Frenship ISD board approves pay raise, hiring schedule
A 1.5 percent pay increase for employees was approved by the Frenship Independent School District board of trustees Monday night.
The board approved a professional hiring schedule, which included a starting teacher salary of $34,000. A teacher with 43 years of experience could make $60,400 in the 2012-13 school year under the hiring schedule, but the schedule states it is only applicable for the upcoming school year, and future salaries are not implied or predicted from the schedule.
The trustees approved the hiring schedule, including the 1.5 percent salary increase, unanimously.
Greg Cartwright, FISD’s chief financial officer, told the board members that a lump sum proposal in the hiring schedule might be paid out if financial circumstances allow.
Later, while discussing the budget, Cartwright said the budget forecast originally showed the district having an $800,000 deficit this year, but it is now projected to be $400,000.
“It’s possible we might come out balanced,” Cartwright said, but he stressed that the numbers are merely an unaudited forecast. “It’s another difficult year for Frenship.”
Cartwright said the district had a total reduction of $4.5 million from the state.
Superintendent David Vroonland told the board members that
unlike what they might have seen in the news, it’s not just wealthy districts getting hit by the budget cuts. The Frenship district is not wealthy, he said.

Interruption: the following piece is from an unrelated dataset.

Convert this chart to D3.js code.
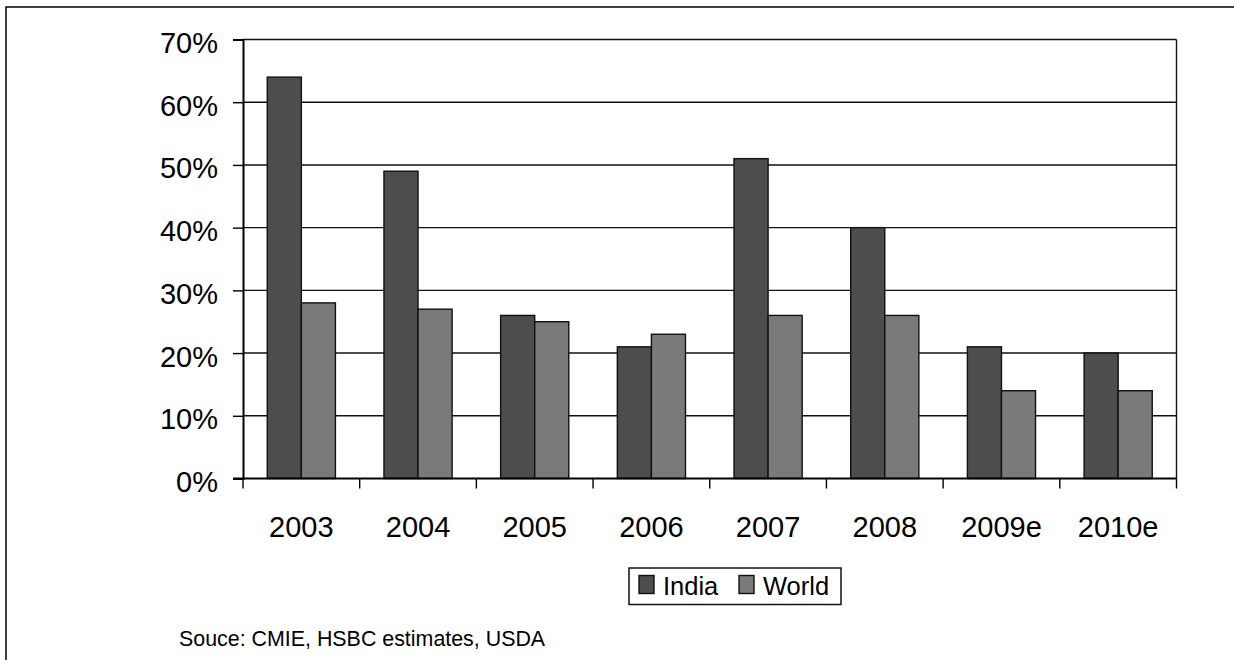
<!DOCTYPE html>
<html>
<head>
<meta charset="utf-8">
<script src="https://cdn.jsdelivr.net/npm/d3@7"></script>
<style>
  html, body { margin: 0; padding: 0; background: #fff; }
  svg { display: block; font-family: "Liberation Sans", Arial, sans-serif; }
</style>
</head>
<body>
<svg id="chart" width="1234" height="660"></svg>
<script>
// Growth figures (%) by year
const years = ["2003", "2004", "2005", "2006", "2007", "2008", "2009e", "2010e"];
const india = [64, 49, 26, 21, 51, 40, 21, 20];
const world = [28, 27, 25, 23, 26, 26, 14, 14];
const seriesNames = ["India", "World"];
const seriesColors = ["#4d4d4d", "#7a7a7a"];
const yTicks = [0, 10, 20, 30, 40, 50, 60, 70];
const sourceNote = "Souce: CMIE, HSBC estimates, USDA";

const svg = d3.select("#chart");

// outer frame
svg.append("rect")
  .attr("x", 6).attr("y", 7)
  .attr("width", 1300).attr("height", 700)
  .attr("fill", "none").attr("stroke", "#000").attr("stroke-width", 1.5);

const plot = { left: 243, right: 1176.5, top: 39.5, bottom: 478.5 };

const x0 = d3.scaleBand().domain(years).range([plot.left, plot.right]).padding(0);
const bw = x0.bandwidth();
const gap = bw * 0.208;
const x1 = d3.scaleBand().domain(seriesNames).range([gap, bw - gap]).padding(0);
const y = d3.scaleLinear().domain([0, 70]).range([plot.bottom, plot.top]);

// horizontal gridlines
svg.append("g").selectAll("line").data(yTicks.filter(d => d > 0)).join("line")
  .attr("x1", plot.left).attr("x2", plot.right)
  .attr("y1", d => y(d)).attr("y2", d => y(d))
  .attr("stroke", "#111").attr("stroke-width", 1.4);

// right edge of plot area
svg.append("line")
  .attr("x1", plot.right).attr("x2", plot.right)
  .attr("y1", plot.top).attr("y2", plot.bottom)
  .attr("stroke", "#111").attr("stroke-width", 1.4);

// bars
const rows = years.map((yr, i) => ({ year: yr, values: [india[i], world[i]] }));
const groups = svg.append("g").selectAll("g").data(rows).join("g")
  .attr("transform", d => `translate(${x0(d.year)},0)`);
groups.selectAll("rect")
  .data(d => d.values.map((v, j) => ({ name: seriesNames[j], value: v, color: seriesColors[j] })))
  .join("rect")
  .attr("x", d => x1(d.name))
  .attr("width", x1.bandwidth())
  .attr("y", d => y(d.value))
  .attr("height", d => y(0) - y(d.value))
  .attr("fill", d => d.color)
  .attr("stroke", "#111").attr("stroke-width", 1.4);

// y axis
const yAxis = d3.axisLeft(y).tickValues(yTicks).tickSize(10).tickPadding(15)
  .tickFormat(d => d + "%");
const gy = svg.append("g").attr("transform", `translate(${plot.left},0)`).call(yAxis);
gy.select(".domain").attr("stroke", "#000").attr("stroke-width", 2);
gy.selectAll(".tick line").attr("stroke", "#000").attr("stroke-width", 1.4);
gy.selectAll(".tick text")
  .attr("font-size", 29).attr("fill", "#000")
  .attr("font-family", "Liberation Sans, Arial, sans-serif")
  .attr("dy", "0.45em");

// x axis: ticks at category boundaries
const gx = svg.append("g").attr("transform", `translate(0,${plot.bottom})`);
gx.append("line")
  .attr("x1", plot.left - 10).attr("x2", plot.right)
  .attr("stroke", "#000").attr("stroke-width", 2);
const bounds = years.map(d => x0(d)).concat([plot.right]);
gx.selectAll(".bt").data(bounds).join("line").attr("class", "bt")
  .attr("x1", d => d).attr("x2", d => d)
  .attr("y1", 0).attr("y2", 10)
  .attr("stroke", "#000").attr("stroke-width", 1.4);
gx.selectAll("text").data(years).join("text")
  .attr("x", d => x0(d) + bw / 2)
  .attr("y", 58.5)
  .attr("text-anchor", "middle")
  .attr("font-size", 29).attr("fill", "#000")
  .text(d => d);

// legend
const lg = svg.append("g").attr("transform", "translate(629,568)");
lg.append("rect").attr("width", 212).attr("height", 36.5)
  .attr("fill", "#fff").attr("stroke", "#111").attr("stroke-width", 1.5);
const legendX = [10, 110];
seriesNames.forEach((name, i) => {
  lg.append("rect")
    .attr("x", legendX[i]).attr("y", 7.5)
    .attr("width", 15).attr("height", 18)
    .attr("fill", seriesColors[i]).attr("stroke", "#111").attr("stroke-width", 1.4);
  lg.append("text")
    .attr("x", legendX[i] + 24).attr("y", 27)
    .attr("font-size", 25.5).attr("fill", "#000")
    .text(name);
});

// source note
svg.append("text")
  .attr("x", 179).attr("y", 646)
  .attr("font-size", 21.4).attr("fill", "#000")
  .text(sourceNote);
</script>
</body>
</html>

“It’s really occurring to districts still on the target revenue system,” Cartwright said.
The board took no action on the budget report.
Board members also heard an effectiveness report from Will Edwards, the FFA sponsor at Frenship High School.
Edwards told the board that FFA develops students’ potential leandership, personal growth and career success.
From their first day in agriculture classes at FHS, Edwards said students are asked to speak up in front of students.
“We really strive to get kids up in front of people,” he said.
During the spring, students have the opportunity to show animals in seven stock shows throughout the state, but there are many other contests they can compete in over the year.
Edwards said he encourages all students to get out to the ag farm, even those who don’t normally show animals.
“Everything is hands on,” he said. “There’s a lesson every time you pull up.”
Over the next year, he said he hopes to increase enrollment. The program was up nine students to 351 last year and is projected to be up 14 students to 365 this year.
The FFA chapter won area sweepstakes honors for the fourth year in a row last year, Edwards said.
The board took no action on Edwards’ report, but did approve a consent agenda that included:
n Minutes from the June 18 board meeting;
n A financial report;
n Personnel recommendations;
n Student extracurricular accident insurance;
n Approval of 2012-13 elementary and secondary meal prices;
n Deliberation and possible action to rescind previous action from June 18 awarding a contract for a heating and air conditioning replacement;
n Deliberation and possible action to award the HVAC contract to the lowest responsible bidder;
n Revisions to several employment policies, including the employee standards of conduct;
n Revisions to the admissions policy; and
n Revisions to the student welfare policies on freedom from discrimination, harassment and retaliation policy; the freedom from bullying policy; and the wellness and health services for students with allergies.